Сто один день - страница 7



– Кажется, это называется, любовь?

Госпожа, не поворачиваясь, протянула руку, и погладила его по бедру. Оскар скользил ладонями по ее груди, но она резко вонзила острые ногти в его пульсирующую плоть. На глазах выступили слезы, тошнотворный ком подкатил к горлу.

– Зачем ты так?!

– Извини! Я хочу, чтобы ты все правильно понял, и не питал иллюзий. Это – не ролевые игры, и мы с тобой не любовники. Ты – собака. Я – Госпожа. Я буду о тебе заботиться, кормить, поить – ты ведь пьющая собака?

Он быстро кивнул.

– Браво! Я буду тебя лечить, если ты заболеешь. Когда мне надоест, я тебя прогоню. Или сдам на живодерню. Иногда я тебя буду наказывать, – продолжала она будничным тоном. – Я – ласковая Госпожа, ты останешься доволен. К тому же я – обеспеченная Хозяйка, и ты ни в чем не будешь нуждаться. Твое преимущество перед другими псами – ты разговариваешь, и выгуливать не надо. Впрочем, ты можешь отказаться, будешь лазать по помойкам, и клянчить у шлюх мелочь на выпивку. Если останешься, я полечу твою рану, и поведу ужинать. Но ужинать я пойду с собакой, а не с любовником. Решай!

Она ушла в другую комнату, и разговаривала по телефону. Оскар допил коньяк, внимательно исследовал половые органы. Никаких следов. Только страх. Стрелки на циферблате настенных часов подползли к отметке десять. Заурчало в животе, за весь день он съел кусок копченой свинины, и три сырых яйца. Девушка вернулась в комнату.

– Мне пора!

Оскар медленно встал на четвереньки, и потерся головой о ее колени.

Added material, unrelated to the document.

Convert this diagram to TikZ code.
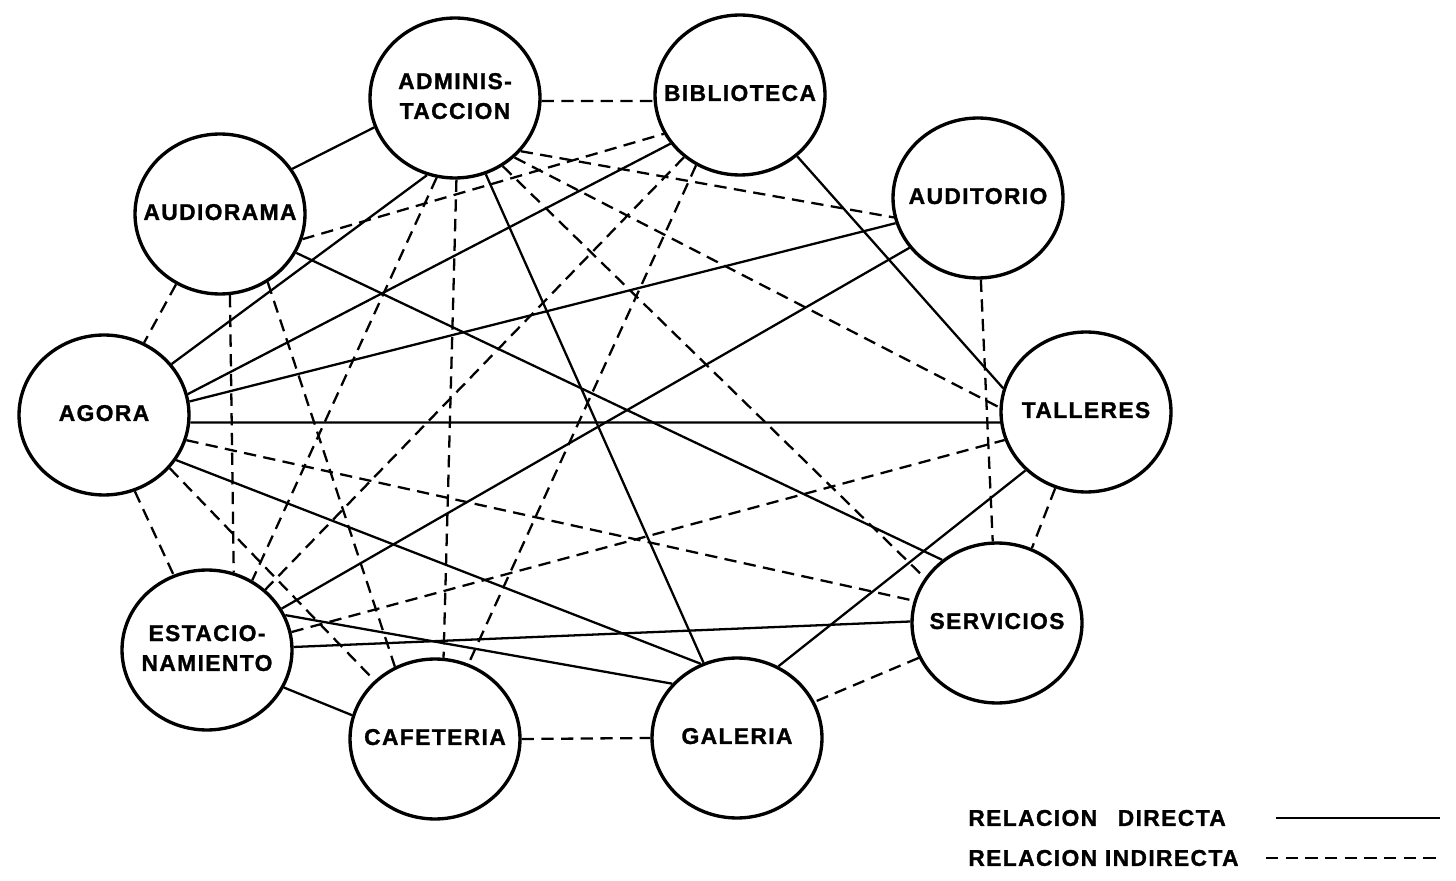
\documentclass[tikz,border=0pt]{standalone}
\usepackage{fontspec}
\newfontfamily\plano[LetterSpace=6,BoldFeatures={FakeBold=1.2}]{Liberation Sans}
\usetikzlibrary{shapes.geometric}

\newcommand{\zona}[1]{\makebox[0pt]{\begin{tabular}{@{}c@{}}#1\end{tabular}}}

\begin{document}
\begin{tikzpicture}[
    x=0.02cm, y=-0.02cm,
    area/.style={
        ellipse, draw=black, line width=1.9pt,
        minimum width=3.4cm, minimum height=3.2cm, inner sep=0pt,
        font=\plano\bfseries\fontsize{13}{17}\selectfont
    },
    direct/.style={line width=1.3pt, draw=black},
    indirect/.style={line width=1.3pt, draw=black, dash pattern=on 7pt off 4.2pt},
    legend/.style={anchor=west, inner sep=0pt,
        font=\plano\bfseries\fontsize{13}{17}\selectfont},
]
\useasboundingbox (0,0) rectangle (1456,881);

% ── Areas ────────────────────────────────────────────────────
\node[area] (adm) at (455, 98)  {\zona{ADMINIS-\\TACCION}};
\node[area] (bib) at (740, 95)  {\zona{BIBLIOTECA}};
\node[area] (aud) at (220,214)  {\zona{AUDIORAMA}};
\node[area] (ato) at (978,198)  {\zona{AUDITORIO}};
\node[area] (ago) at (104,415)  {\zona{AGORA}};
\node[area] (tal) at (1086,412) {\zona{TALLERES}};
\node[area] (est) at (207,650)  {\zona{ESTACIO-\\NAMIENTO}};
\node[area] (ser) at (997,623)  {\zona{SERVICIOS}};
\node[area] (caf) at (435,739)  {\zona{CAFETERIA}};
\node[area] (gal) at (737,738)  {\zona{GALERIA}};

% ── Direct relations ─────────────────────────────────────────
\draw[direct] (aud.32)  -- (adm.200);
\draw[direct] (ago.37)  -- (adm.250);
\draw[direct] (ago.14)  -- (bib.215);
\draw[direct] (ago.9)   -- (ato.197);
\draw[direct] (ago.-5)  -- (tal.187);
\draw[direct] (ago.-32) -- (gal.116);
\draw[direct] (adm.-68) -- (gal.114);
\draw[direct] (est.24)  -- (gal.140);
\draw[direct] (est.2)   -- (ser.179);
\draw[direct] (est.29)  -- (ato.216);
\draw[direct] (est.-26) -- (caf.164);
\draw[direct] (gal.60)  -- (tal.224);
\draw[direct] (bib.-47) -- (tal.164);
\draw[direct] (aud.-27) -- (ser.131);

% ── Indirect relations ───────────────────────────────────────
\draw[indirect] (adm.-2)  -- (bib.184);
\draw[indirect] (aud.238) -- (ago.61);
\draw[indirect] (aud.-83) -- (est.71);
\draw[indirect] (aud.-55) -- (caf.119);
\draw[indirect] (aud.-17) -- (bib.207);
\draw[indirect] (adm.-39) -- (ato.193);
\draw[indirect] (adm.-45) -- (tal.177);
\draw[indirect] (adm.-55) -- (ser.148);
\draw[indirect] (adm.-89) -- (caf.84);
\draw[indirect] (adm.257) -- (est.57);
\draw[indirect] (bib.228) -- (est.46);
\draw[indirect] (bib.238) -- (caf.66);
\draw[indirect] (ago.-17) -- (ser.165);
\draw[indirect] (ago.-68) -- (est.114);
\draw[indirect] (ago.-39) -- (caf.136);
\draw[indirect] (est.12)  -- (tal.199);
\draw[indirect] (tal.248) -- (ser.65);
\draw[indirect] (ser.204) -- (gal.25);
\draw[indirect] (caf.0)   -- (gal.180);
\draw[indirect] (ato.-88) -- (ser.93);

% ── Legend ───────────────────────────────────────────────────
\node[legend] (ldir) at (968,818) {RELACION\hspace{0.9em}DIRECTA};
\node[legend] (lind) at (968,858) {RELACION INDIRECTA};
\coordinate (ldirA) at (1276,818);
\coordinate (ldirB) at (1440,818);
\coordinate (lindA) at (1266,858);
\coordinate (lindB) at (1440,858);
\draw[direct]   (ldirA) -- (ldirB);
\draw[indirect] (lindA) -- (lindB);

\end{tikzpicture}
\end{document}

– Вот и славно! А теперь давай полечим нашего песика… – она поправила уложенные волосы, и опустилась на колени.

Бес в пятнашки играл с бледной тенью моей,
Горечь слез на губах,
Сладкой боли горшей.
Я дотронулся пальцем до края земли,
И умолк навсегда.
Вспомнив губы твои…

На лестничной площадке стоял крепкий парень в черном костюме. Оскар оскалил зубы, и негромко зарычал.

– Молодец, хороший мальчик! Это – свои…

В лифте она протянула человеку-псу мягкий кожаный ошейник.

– Надень!

– Но ведь люди увидят! – запротестовал он, и тотчас получил звонкую оплеуху. Он покорно надел ошейник.

– Умница! – она почесала его за ухом, достала из сумочки зеленый платок, повязала его поверх ошейника.

– Твоя мамочка умная и заботливая!

На улице их ожидал «мерседес» представительского класса. Оскар нырнул в открытую дверь, уселся на заднее сидение, Госпожа села рядом с водителем, и машина бесшумно тронулась с места. Хозяйка негромко беседовала с водителем, парня звали Эдуард. Он бросил неприязненный взгляд через зеркало, пес стушевался, а затем оскалил зубы и негромко зарычал.

– Откуда ты его взяла? – говорил Эд.

– На улице привязался, ну прям бродячая собака!

– Прикол! Он что, мелочь клянчил?

– Вроде того…

– Обычный попрошайка!

– Поэт, между прочим!

Загорелся зеленый свет, машина тронулась с места.

– Любой неудачник, мнит себя поэтом! – усмехнулся шофер.

– Ревнуешь? – женщина прижалась к водителю, и коснулась губами его уха. Оскар тихо зарычал.

Автомобиль припарковался возле особняка, построенного в стиле зрелого барокко. Будучи городским бродягой, человек-пес не узнавал этого места. Только что они свернули с Песочной набережной на Крестовский остров – место обитания питерских толстосумов, и словно по волшебству оказались в парковой роще. Они вышли из машины, и пройдя по узкой, вымощенной каменными плитами дорожке подошли к дверям. Дверь была произведением искусства, шедевром литейщиков. Золотистые змеи переплетались в тугие клубки, ядовитые пасти зловеще скалились, из черных глубин зева выскальзывал маленький язычок. Чешуя отливала сусальным глянцем, казалось, одна соскользнет с дверного навеса, и упругой массой обрушится на голову. А другая уже тянется маленьким жалом к голой руке, и в изумрудных глазах загорается чудная змеиная злость. Оскар заметил, что аспид повернул ромбовидную голову, и уставился тяжелым гипнотическим взглядом. Ноги его налились свинцовой тяжестью, ужас наполнил сердце, заставив сжаться в болезненный комочек. Змея зашипела, и из приоткрытой пасти метнулся черный язычок. Госпожа весело рассмеялась.